O filósofo holandês do século 18 Cornelius de Pauw já havia dito o seguinte sobre o continente: 'Tudo encontrado lá é degenerado ou monstruoso.' Muita coisa aconteceu desde então, mas alguma pessoas não perceberam - ou não querem perceber.

O escritor francês Bernard Henri-Lévy observa que o impulso de grande parte do desdém europeu pelos EUA veio da direita, de 'uma tendência fascista no pensamento francês baseada no medo e no ódio à democracia'.

Parte desse ódio subsiste na pergunta de nossos amigos sobre o sotaque de nossos filhos: trata-se de uma crença enraizada entre os europeus de que a democracia americana torna a cultura tosca. Eles acham que nossos filhos soam grosseiros. Não importa quantos prêmios Nobel vivam nos EUA, ou quantos romancistas ou músicos; no fim, o gosto que a América deixa na boca é de hambúrguer, não de foie gras.

Para mim, John Bolton parece o homem do hambúrguer. O menos diplomático dos diplomatas americanos recentes, Bolton, que deixou no final do ano passado o cargo de embaixador dos EUA na ONU, é a encarnação do que os antiamericanos querem dizer quando afirmam: 'São as políticas, estúpido!' Quando Bolton resmunga que 'a legitimidade dos EUA vem de nós mesmos, não precisamos de nenhuma validação externa', pode-se sentir os antiamericanos do mundo unindo-se e dando um soco no ar, com alegria; eles têm sua causa e - olhem só! - ela é razoável.

Assim, Hubert Védrine, o ex-ministro do Exterior francês, diz-me com um suspiro que 'os americanos são um povo colonizador com a missão de converter o mundo'. Eles esqueceram as lições da História, afirma Védrine, e é dever da Europa lembrar-lhes.
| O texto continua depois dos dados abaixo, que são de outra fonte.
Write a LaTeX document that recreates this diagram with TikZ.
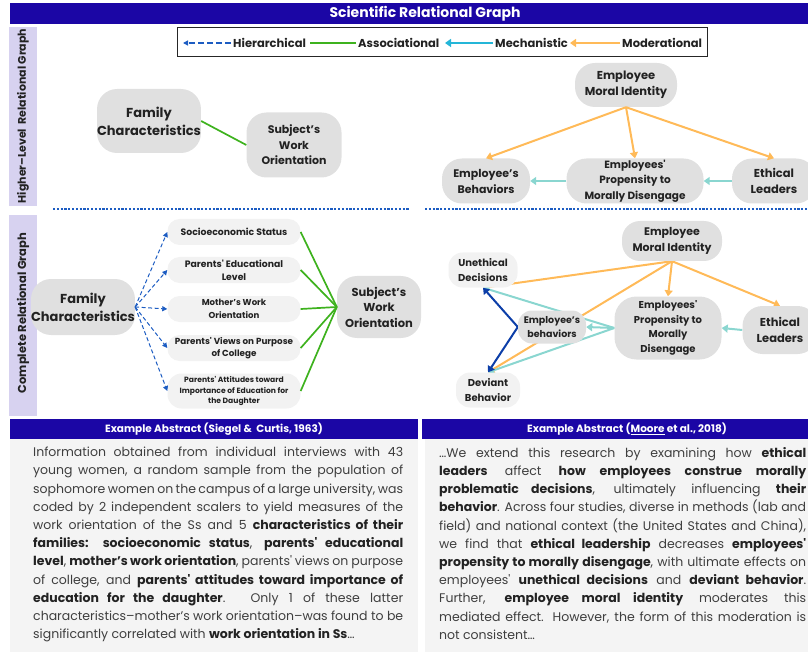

Pedi que John Bolton comentasse essa sublime visão francesa. 'Boa sorte', riu-se ele.

Sem dúvida, é perfeitamente razoável discordar de Bolton. É perverso argumentar - como fazem alguns comentaristas dos EUA - que o antiamericanismo é sempre ilegítimo. Afinal, muitos americanos odeiam Bolton com a mesma intensidade. Também é possível exagerar o alcance do antiamericanismo.

DECEPÇÃO

Morando nos EUA nos últimos cinco anos, imaginei que o restante do mundo fervesse de indignação com o modo como tem sido tratado. No entanto, de um membro da Irmandade Muçulmana do Egito recém-saído da prisão e esperando voltar a qualquer momento, só ouvimos um polido desdém. Ele disse que não se interessava pelos EUA, mas tampouco queria vê-los destruídos. Existem, é claro, aqueles que massacrariam todos os americanos, mas nossas entrevistas indicam que os EUA precisam ser um pouco mais minuciosos ao julgar quem são seus verdadeiros inimigos.

Samuel Huntington, cientista político de Harvard, escreveu que 'a América não é uma mentira, é uma decepção'. Em outras palavras, a promessa do lugar é real, embora a realidade da ação americana seja, muitas vezes, tristemente falha. Os EUA são um projeto no qual o mundo tem interesse; nós, forasteiros, o criamos e deveríamos nutri-lo, não destruí-lo.